Tsukasa is a company that is best known for their colorful pachinko parlors. If you haven't had the chance to play pachinko, as my brother says, don't get your panties in a bunch. It resembles watching paint dry, only you must keep your right hand perfectly still while watching said paint.
The premise is as follows: you trade your hard-earned money in for a basket of worthless ball-bearings before you even start playing. Then, you sit down at a machine and start feeding your hard-earned..., uh, I mean ball-bearings into the opening at the bottom of the machine. You watch as the balls shoot up the pinball-like display and fall down into one of two or three holes. Mostly the balls fall into the large hole at the bottom, and nothing happens. If the balls fall in one of the other holes, you get more balls added to your balls in the opening. Actually though, the only thing you control in the game is how hard or soft you shoot the balls up. You do this by turning a doorknob-sized handle at the bottom of the machine. You turn the knob and just hold it there as still as possible--that's where the skill comes in.

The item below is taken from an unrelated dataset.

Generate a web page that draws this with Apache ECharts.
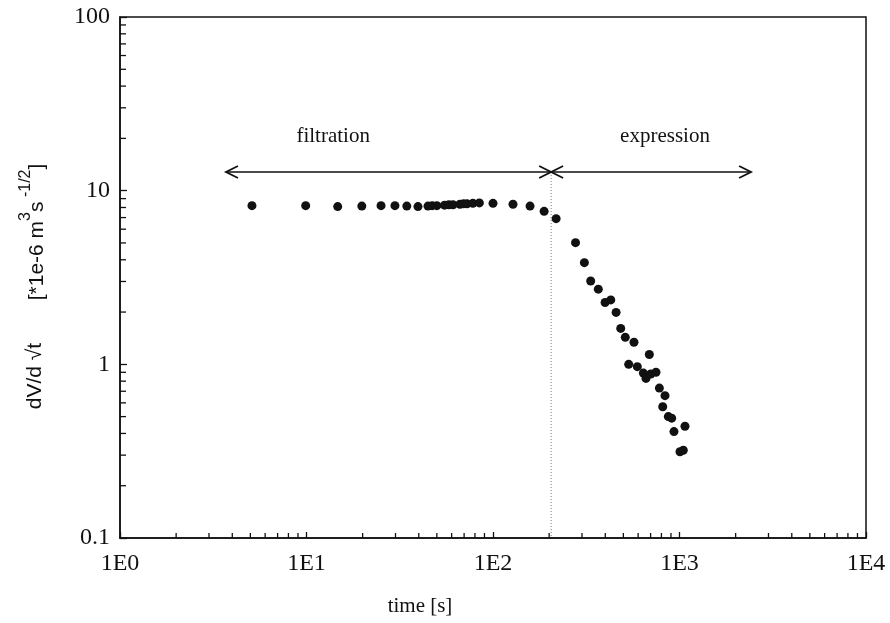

That's the idea. My goldfish could do it if he was still alive, I think. Which reminds me, the machines have different themes, like 'Under the Sea,' or 'Cowboys.' That means there are different backgrounds to enjoy while turning the knob and watching the ball-bearings fall into the holes. Believe it or not, I have a good friend who bought a car with his pachinko winnings. Must've been a fluke...or was it???
So Tsukasa apparently had some extra ball-bearings left over to build a huge, touristy bath house. That's where the drinking party was. All in all, the parties are usually times when I grin and bear the formalities--namely lengthy opening speeches--but the food is usually spectacular, and the conversation is usually happy or drunken. One man was telling me, 'I want to speak English! January, January, ohh, uhh, I mean 'usually' I have no chance.' He's a funny guy. He worked at Arao #1 Middle School last year as a part time math teacher, and he was the first teacher I ever saw sleeping at his desk. Gosh, I wonder if I can find the picture I took last year...

Anyway, after the party, several teachers and I went to the public bath. The baths are pretty much always separated men/women. A friend once said he went to a bath that wasn't separated and there were plenty of men but the only women in there were kind of ancient and shriveled. I have to admit, it was sort of interesting be walking around naked side-by-side with the ultra-formal accounting lady or the tea lady or do a cold plunge with half the staff in the bubbling bath across from me. These happenings do not normally coincide in my mind. At least I have a difficult time imagining them happening with my old coworkers in the U.S.!
(BTW, if you do go to one of these baths, there is only one main point to remember. The idea is to be clean BEFORE you enter the bath, so use the showers first! Knowing that, all will be well with your fellow bathing friends. Also, wash yourself off lightly with the water in the pool close to the exit before you leave to get all those 'other people germy-germs' off before you leave.)
Well, it's late. Is it I who fades, or the world? I think it is I, therefore I am. Okay, definitely bed time.